Records with drawing code:
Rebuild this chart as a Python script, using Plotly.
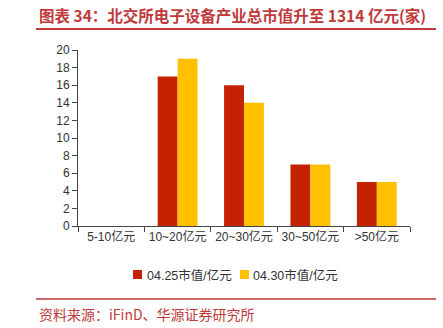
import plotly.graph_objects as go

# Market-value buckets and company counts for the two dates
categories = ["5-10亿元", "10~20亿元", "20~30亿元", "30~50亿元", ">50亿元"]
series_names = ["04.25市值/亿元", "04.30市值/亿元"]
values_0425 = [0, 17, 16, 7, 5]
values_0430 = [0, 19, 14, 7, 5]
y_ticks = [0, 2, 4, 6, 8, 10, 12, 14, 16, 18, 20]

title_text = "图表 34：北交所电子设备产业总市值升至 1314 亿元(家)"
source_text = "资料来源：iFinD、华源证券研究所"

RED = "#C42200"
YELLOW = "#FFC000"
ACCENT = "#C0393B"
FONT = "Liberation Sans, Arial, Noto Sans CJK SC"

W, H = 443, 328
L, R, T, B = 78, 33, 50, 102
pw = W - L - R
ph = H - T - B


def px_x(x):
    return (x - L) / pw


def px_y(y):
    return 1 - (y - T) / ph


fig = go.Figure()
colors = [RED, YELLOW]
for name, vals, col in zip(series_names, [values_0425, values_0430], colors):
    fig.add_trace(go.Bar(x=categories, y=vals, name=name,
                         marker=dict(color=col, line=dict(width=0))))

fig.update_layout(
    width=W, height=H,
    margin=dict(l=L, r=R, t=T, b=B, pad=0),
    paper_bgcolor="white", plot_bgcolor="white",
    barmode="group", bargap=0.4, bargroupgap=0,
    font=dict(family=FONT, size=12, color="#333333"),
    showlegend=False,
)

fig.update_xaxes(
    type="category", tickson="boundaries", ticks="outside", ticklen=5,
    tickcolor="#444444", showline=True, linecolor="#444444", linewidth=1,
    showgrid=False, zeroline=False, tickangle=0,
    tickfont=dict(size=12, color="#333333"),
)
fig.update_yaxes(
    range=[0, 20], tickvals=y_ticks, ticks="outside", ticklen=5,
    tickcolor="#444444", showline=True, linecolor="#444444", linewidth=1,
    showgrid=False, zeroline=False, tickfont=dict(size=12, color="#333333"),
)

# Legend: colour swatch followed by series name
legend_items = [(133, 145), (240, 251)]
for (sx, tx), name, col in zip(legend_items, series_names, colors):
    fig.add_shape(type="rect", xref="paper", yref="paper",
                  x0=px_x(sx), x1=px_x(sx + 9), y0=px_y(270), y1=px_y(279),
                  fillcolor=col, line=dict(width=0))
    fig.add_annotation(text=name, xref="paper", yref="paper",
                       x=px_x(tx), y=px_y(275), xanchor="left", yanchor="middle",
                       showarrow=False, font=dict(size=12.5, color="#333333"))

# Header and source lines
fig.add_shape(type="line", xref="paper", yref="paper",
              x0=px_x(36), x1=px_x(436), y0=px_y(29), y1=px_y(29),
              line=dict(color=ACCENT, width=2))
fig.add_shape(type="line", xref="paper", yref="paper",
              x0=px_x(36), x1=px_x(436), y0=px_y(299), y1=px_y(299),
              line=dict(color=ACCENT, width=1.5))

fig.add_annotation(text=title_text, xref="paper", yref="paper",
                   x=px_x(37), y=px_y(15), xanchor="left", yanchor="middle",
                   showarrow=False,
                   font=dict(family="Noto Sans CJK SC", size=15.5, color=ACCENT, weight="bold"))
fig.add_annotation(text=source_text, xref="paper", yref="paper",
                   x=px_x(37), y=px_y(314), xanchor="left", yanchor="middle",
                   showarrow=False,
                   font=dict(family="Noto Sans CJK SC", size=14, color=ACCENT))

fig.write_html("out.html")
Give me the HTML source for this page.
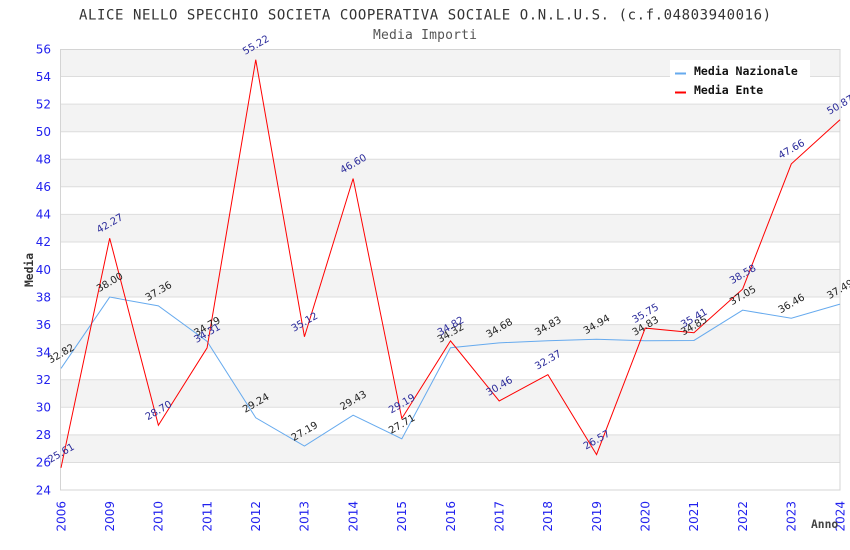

Problem to work on - From the records given above, reproduce all text exactly and exclude each picture.

Expected answer -
Rebuild this chart as a Python script, using Plotly.
import plotly.graph_objects as go

# Market-value buckets and company counts for the two dates
categories = ["5-10亿元", "10~20亿元", "20~30亿元", "30~50亿元", ">50亿元"]
series_names = ["04.25市值/亿元", "04.30市值/亿元"]
values_0425 = [0, 17, 16, 7, 5]
values_0430 = [0, 19, 14, 7, 5]
y_ticks = [0, 2, 4, 6, 8, 10, 12, 14, 16, 18, 20]

title_text = "图表 34：北交所电子设备产业总市值升至 1314 亿元(家)"
source_text = "资料来源：iFinD、华源证券研究所"

RED = "#C42200"
YELLOW = "#FFC000"
ACCENT = "#C0393B"
FONT = "Liberation Sans, Arial, Noto Sans CJK SC"

W, H = 443, 328
L, R, T, B = 78, 33, 50, 102
pw = W - L - R
ph = H - T - B


def px_x(x):
    return (x - L) / pw


def px_y(y):
    return 1 - (y - T) / ph


fig = go.Figure()
colors = [RED, YELLOW]
for name, vals, col in zip(series_names, [values_0425, values_0430], colors):
    fig.add_trace(go.Bar(x=categories, y=vals, name=name,
                         marker=dict(color=col, line=dict(width=0))))

fig.update_layout(
    width=W, height=H,
    margin=dict(l=L, r=R, t=T, b=B, pad=0),
    paper_bgcolor="white", plot_bgcolor="white",
    barmode="group", bargap=0.4, bargroupgap=0,
    font=dict(family=FONT, size=12, color="#333333"),
    showlegend=False,
)

fig.update_xaxes(
    type="category", tickson="boundaries", ticks="outside", ticklen=5,
    tickcolor="#444444", showline=True, linecolor="#444444", linewidth=1,
    showgrid=False, zeroline=False, tickangle=0,
    tickfont=dict(size=12, color="#333333"),
)
fig.update_yaxes(
    range=[0, 20], tickvals=y_ticks, ticks="outside", ticklen=5,
    tickcolor="#444444", showline=True, linecolor="#444444", linewidth=1,
    showgrid=False, zeroline=False, tickfont=dict(size=12, color="#333333"),
)

# Legend: colour swatch followed by series name
legend_items = [(133, 145), (240, 251)]
for (sx, tx), name, col in zip(legend_items, series_names, colors):
    fig.add_shape(type="rect", xref="paper", yref="paper",
                  x0=px_x(sx), x1=px_x(sx + 9), y0=px_y(270), y1=px_y(279),
                  fillcolor=col, line=dict(width=0))
    fig.add_annotation(text=name, xref="paper", yref="paper",
                       x=px_x(tx), y=px_y(275), xanchor="left", yanchor="middle",
                       showarrow=False, font=dict(size=12.5, color="#333333"))

# Header and source lines
fig.add_shape(type="line", xref="paper", yref="paper",
              x0=px_x(36), x1=px_x(436), y0=px_y(29), y1=px_y(29),
              line=dict(color=ACCENT, width=2))
fig.add_shape(type="line", xref="paper", yref="paper",
              x0=px_x(36), x1=px_x(436), y0=px_y(299), y1=px_y(299),
              line=dict(color=ACCENT, width=1.5))

fig.add_annotation(text=title_text, xref="paper", yref="paper",
                   x=px_x(37), y=px_y(15), xanchor="left", yanchor="middle",
                   showarrow=False,
                   font=dict(family="Noto Sans CJK SC", size=15.5, color=ACCENT, weight="bold"))
fig.add_annotation(text=source_text, xref="paper", yref="paper",
                   x=px_x(37), y=px_y(314), xanchor="left", yanchor="middle",
                   showarrow=False,
                   font=dict(family="Noto Sans CJK SC", size=14, color=ACCENT))

fig.write_html("out.html")
Give me the HTML source for this page.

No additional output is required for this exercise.